Le 9 mars 2023, il est 20h48 quand Jean-Sebastien Chavanne (RSSI au CHU de Brest) reçoit un appel de l’ANSSI (Agence Nationale de la Sécurité des Systèmes d’Informations) : des communications frauduleuses ont été détectées dans un serveur du CHU de Brest. Après vérification, il confirme : le CHU est victime d’une cyberattaque majeure qui marquera le début de 35 jours intenses. Un an et demi plus tard, J-S Chavanne revient sur la façon dont les équipes ont réussi à éviter le pire et quelles leçons ils ont tiré de cet événement.
Action, réaction !
Une cellule de crise dédiée est rapidement constituée pour tenter de retrouver des traces de l’attaquant dans l’Active Directory (AD qui centralise les droits d’accès, les informations sur les utilisateurs, les ordinateurs, etc.), ou d’autres indices. Mais face à l’urgence et sur le conseil de l’ANSSI, une décision radicale est prise pour empêcher la progression de l’attaque : désactiver internet. “ À 22h30, nous étions en vase clos ” raconte J-S Chavanne. Plus de messagerie électronique, plus de logiciels pour commander les ambulances, plus de fond de cartes Google pour les localiser avant interventions… mais heureusement, quelques logiciels fonctionnent en local et le CHU peut continuer à “tourner” tant bien que mal.
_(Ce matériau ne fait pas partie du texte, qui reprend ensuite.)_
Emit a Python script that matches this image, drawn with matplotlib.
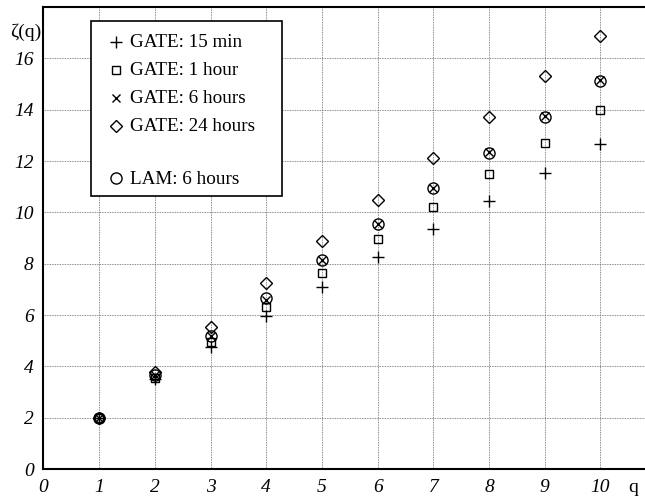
import matplotlib.pyplot as plt
from matplotlib.lines import Line2D
from matplotlib.patches import Rectangle

plt.rcParams["font.family"] = ["Liberation Serif", "DejaVu Serif"]

q = [1, 2, 3, 4, 5, 6, 7, 8, 9, 10]
gate_15min = [2.0, 3.5, 4.75, 5.95, 7.1, 8.25, 9.35, 10.45, 11.55, 12.65]
gate_1h = [2.0, 3.55, 4.95, 6.3, 7.65, 8.95, 10.2, 11.5, 12.7, 14.0]
gate_6h = [2.0, 3.65, 5.2, 6.6, 8.15, 9.55, 10.95, 12.35, 13.75, 15.15]
gate_24h = [2.0, 3.8, 5.55, 7.25, 8.9, 10.5, 12.1, 13.7, 15.3, 16.85]
lam_6h = [2.0, 3.65, 5.2, 6.65, 8.15, 9.55, 10.95, 12.3, 13.7, 15.1]

fig = plt.figure(figsize=(6.45, 4.98), dpi=100)
ax = fig.add_axes([0.0674, 0.058, 0.9326, 0.928])

ax.plot(q, gate_15min, "+", color="black", ms=9, mew=1.0, label="GATE: 15 min")
ax.plot(q, gate_1h, "s", color="black", mfc="none", ms=5.5, mew=1.0, label="GATE: 1 hour")
ax.plot(q, gate_6h, "x", color="black", ms=6, mew=1.0, label="GATE: 6 hours")
ax.plot(q, gate_24h, "D", color="black", mfc="none", ms=6, mew=1.0, label="GATE: 24 hours")
ax.plot(q, lam_6h, "o", color="black", mfc="none", ms=8, mew=1.0, label="LAM: 6 hours")

ax.set_xlim(0, 10.8)
ax.set_ylim(0, 18)
ax.set_xticks(range(0, 11))
ax.set_yticks(range(0, 17, 2))
ax.tick_params(labelsize=14, length=0, pad=7)
for lbl in ax.get_xticklabels() + ax.get_yticklabels():
    lbl.set_fontstyle("italic")

ax.grid(True, color="#666666", linestyle=(0, (1, 1)), linewidth=0.6)
for side in ["left", "bottom", "top"]:
    ax.spines[side].set_linewidth(1.5)
ax.spines["right"].set_visible(False)

ax.text(-0.004, 0.945, "ζ(q)", transform=ax.transAxes, fontsize=14,
        ha="right", va="center")
ax.text(10.58, -0.4, "q", fontsize=14, ha="center", va="top")

# legend box drawn separately so it can be wider than the entries
ax.add_patch(Rectangle((0.079, 0.591), 0.3175, 0.379, transform=ax.transAxes,
                       fill=True, facecolor="white", edgecolor="black",
                       linewidth=1.2, zorder=4))

handles, labels = ax.get_legend_handles_labels()
blank = Line2D([], [], linestyle="none", marker="none")
handles = handles[:4] + [blank] + handles[4:]
labels = labels[:4] + [" "] + labels[4:]
leg = ax.legend(handles, labels, loc="upper left", bbox_to_anchor=(0.0918, 0.962),
                fontsize=13.8, frameon=False, handlelength=0.8, handleheight=0.3,
                handletextpad=0.33, borderpad=0.5, labelspacing=0.58,
                borderaxespad=0)
leg.get_texts()[4].set_fontsize(6)
leg.set_zorder(5)

fig.savefig("out.png", dpi=100)
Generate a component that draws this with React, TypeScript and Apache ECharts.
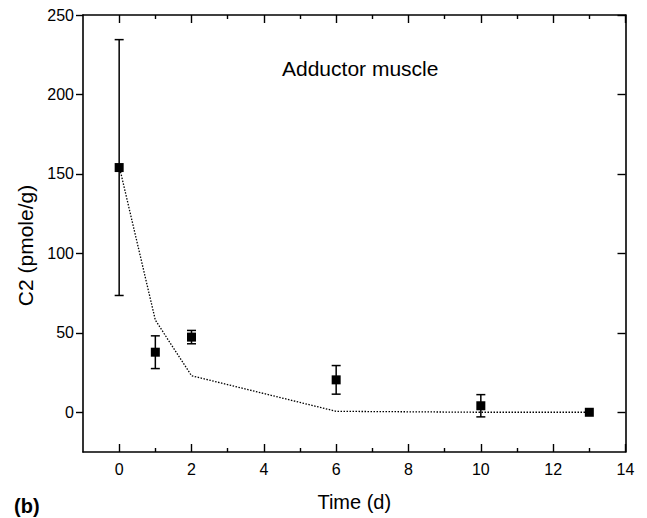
import React, { useEffect, useRef } from "react";
import * as echarts from "echarts";

const times = [0, 1, 2, 6, 10, 13];
const means = [154, 37.8, 47.3, 20.4, 4.1, 0];
const errors = [80.5, 10.3, 4.2, 9, 7, 0];

const modelTimes = [0, 1, 2, 6, 10, 13];
const modelValues = [155, 58, 23, 0.6, 0, 0];

const xMajorTicks = [0, 2, 4, 6, 8, 10, 12, 14];
const xMinorTicks = [1, 3, 5, 7, 9, 11, 13];
const yTicks = [0, 50, 100, 150, 200, 250];

const FONT = '"Liberation Sans", Arial, Helvetica, sans-serif';

export default function App() {
  const ref = useRef<HTMLDivElement>(null);
  useEffect(() => {
    document.body.style.margin = "0";
    if (!ref.current) return;
    const chart = echarts.init(ref.current, null, { renderer: "svg" });
    const axisLine = { show: true, onZero: false, lineStyle: { color: "#000", width: 1.6 } };
    const noLine = { show: false, onZero: false };
    const tickStyle = { color: "#000", width: 1.4 };
    const errData = times
      .map((t, i) => [t, means[i] - errors[i], means[i] + errors[i]])
      .filter((_, i) => errors[i] > 0);
    const option: any = {
      animation: false,
      backgroundColor: "#fff",
      textStyle: { fontFamily: FONT, color: "#000" },
      grid: { left: 83, top: 15, width: 542.5, height: 437, containLabel: false },
      xAxis: [
        {
          type: "value", position: "bottom", min: -1, max: 14,
          axisLine,
          axisTick: { show: true, inside: true, length: 8, customValues: xMajorTicks, lineStyle: tickStyle },
          axisLabel: { show: true, customValues: xMajorTicks, margin: 9, fontSize: 16, color: "#000", fontFamily: FONT },
          splitLine: { show: false },
          name: "Time (d)", nameLocation: "middle", nameGap: 40,
          nameTextStyle: { fontSize: 20, color: "#000", fontFamily: FONT },
        },
        {
          type: "value", position: "bottom", min: -1, max: 14,
          axisLine: noLine,
          axisTick: { show: true, inside: true, length: 4, customValues: xMinorTicks, lineStyle: tickStyle },
          axisLabel: { show: false },
          splitLine: { show: false },
        },
        {
          type: "value", position: "top", min: -1, max: 14,
          axisLine,
          axisTick: { show: true, inside: true, length: 8, customValues: xMajorTicks, lineStyle: tickStyle },
          axisLabel: { show: false },
          splitLine: { show: false },
        },
        {
          type: "value", position: "top", min: -1, max: 14,
          axisLine: noLine,
          axisTick: { show: true, inside: true, length: 4, customValues: xMinorTicks, lineStyle: tickStyle },
          axisLabel: { show: false },
          splitLine: { show: false },
        },
      ],
      yAxis: [
        {
          type: "value", position: "left", min: -25, max: 250,
          axisLine,
          axisTick: { show: true, inside: false, length: 7, customValues: yTicks, lineStyle: tickStyle },
          axisLabel: { show: true, customValues: yTicks, margin: 9, fontSize: 16, color: "#000", fontFamily: FONT },
          splitLine: { show: false },
          name: "C2 (pmole/g)", nameLocation: "middle", nameGap: 47,
          nameTextStyle: { fontSize: 21, color: "#000", fontFamily: FONT, padding: [0, 24, 0, 0] },
        },
        {
          type: "value", position: "right", min: -25, max: 250,
          axisLine,
          axisTick: { show: true, inside: true, length: 8, customValues: yTicks, lineStyle: tickStyle },
          axisLabel: { show: false },
          splitLine: { show: false },
        },
      ],
      graphic: [
        {
          type: "text", left: 282, top: 58,
          style: { text: "Adductor muscle", font: `21px ${FONT}`, fill: "#000" },
        },
        {
          type: "text", left: 14, top: 496,
          style: { text: "(b)", font: `bold 20px ${FONT}`, fill: "#000" },
        },
      ],
      series: [
        {
          type: "line",
          data: modelTimes.map((t, i) => [t, modelValues[i]]),
          showSymbol: false,
          symbol: "none",
          lineStyle: { color: "#000", width: 1.3, type: [1.5, 1.5] },
          z: 1,
        },
        {
          type: "custom",
          data: errData,
          encode: { x: 0, y: [1, 2] },
          renderItem: (params: any, api: any) => {
            const x = api.value(0);
            const lo = api.coord([x, api.value(1)]);
            const hi = api.coord([x, api.value(2)]);
            const w = 4.5;
            const style = { stroke: "#000", lineWidth: 1.5, fill: null };
            return {
              type: "group",
              children: [
                { type: "line", shape: { x1: lo[0], y1: lo[1], x2: hi[0], y2: hi[1] }, style },
                { type: "line", shape: { x1: lo[0] - w, y1: lo[1], x2: lo[0] + w, y2: lo[1] }, style },
                { type: "line", shape: { x1: hi[0] - w, y1: hi[1], x2: hi[0] + w, y2: hi[1] }, style },
              ],
            };
          },
          z: 2,
        },
        {
          type: "scatter",
          data: times.map((t, i) => [t, means[i]]),
          symbol: "rect",
          symbolSize: 9,
          itemStyle: { color: "#000", opacity: 1 },
          z: 3,
        },
      ],
    };
    chart.setOption(option);
    return () => chart.dispose();
  }, []);
  return <div ref={ref} style={{ width: 647, height: 518 }} />;
}
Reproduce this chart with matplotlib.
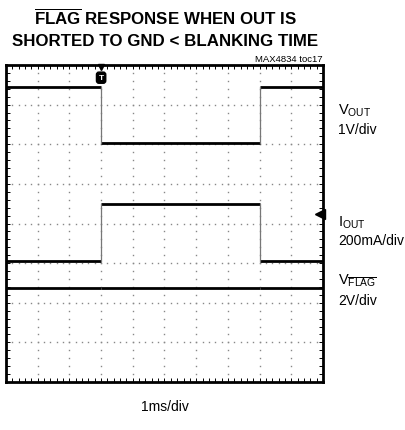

Des investigations profondes
Le CHU mène en parallèle deux actions d’investigations prioritaires : d’abord identifier la profondeur de l’attaque, puis les dommages collatéraux de la coupure d’Internet. Un travail réussi car “finalement, nous avons pu éviter le plan blanc et continuer à prendre en charge les consultations et les patients” ajoute Jean-Sebastien Chavanne.
Au bout d’une semaine, les équipes informatiques ont découvert que l’attaquant avait pénétré le système par la ferme RDS (applications internet utilisées par les médecins hors site pour se connecter au système), et que des virus avaient été installés sans pouvoir aller au-delà de l’AD et compromettre ainsi l’ensemble du système informatique. “En réagissant très rapidement, nous leur avons coupé l’herbe sous le pied” se réjouit le RSSI.
Des évolutions structurelles importantes pour se prémunir des attaques
“Il nous était impossible de relancer le flux internet sur des applications vulnérables ” précise-t-il. Il aura fallu un mois et un investissement de 2 millions d’euros pour remettre en place des applications sûres, modifier l’ensemble de 8500 mots de passe utilisateurs, imposer une double authentification, demander aux prestataires une migration sur de nouveaux serveurs et simplifier le flux internet pour le maîtriser uniquement via le pare-feu. “ On savait que notre vulnérabilité venait des logins. Cette attaque nous a permis de gagner 2 ans en 3 mois, avec de gros changements structurels sur notre architecture” explique-t-il. Un travail conjoint de l’équipe technique, DSI système et DSI réseau sur le pont quasiment 70h/ semaine. “Et un gros effort de pédagogie pour éviter que la Tour d’Ivoire ne gère la crise de son côté, en laissant les professionnels de santé livré à eux-mêmes.”, se souvient-il. Aujourd’hui, le CHU semble paré à ce genre d’attaque via de récentes initiatives, comme le clausier informatique initié par le Club RSSI santé, qui permettront aux autres CHU de suivre l’exemple de Brest pour maintenir leur protection.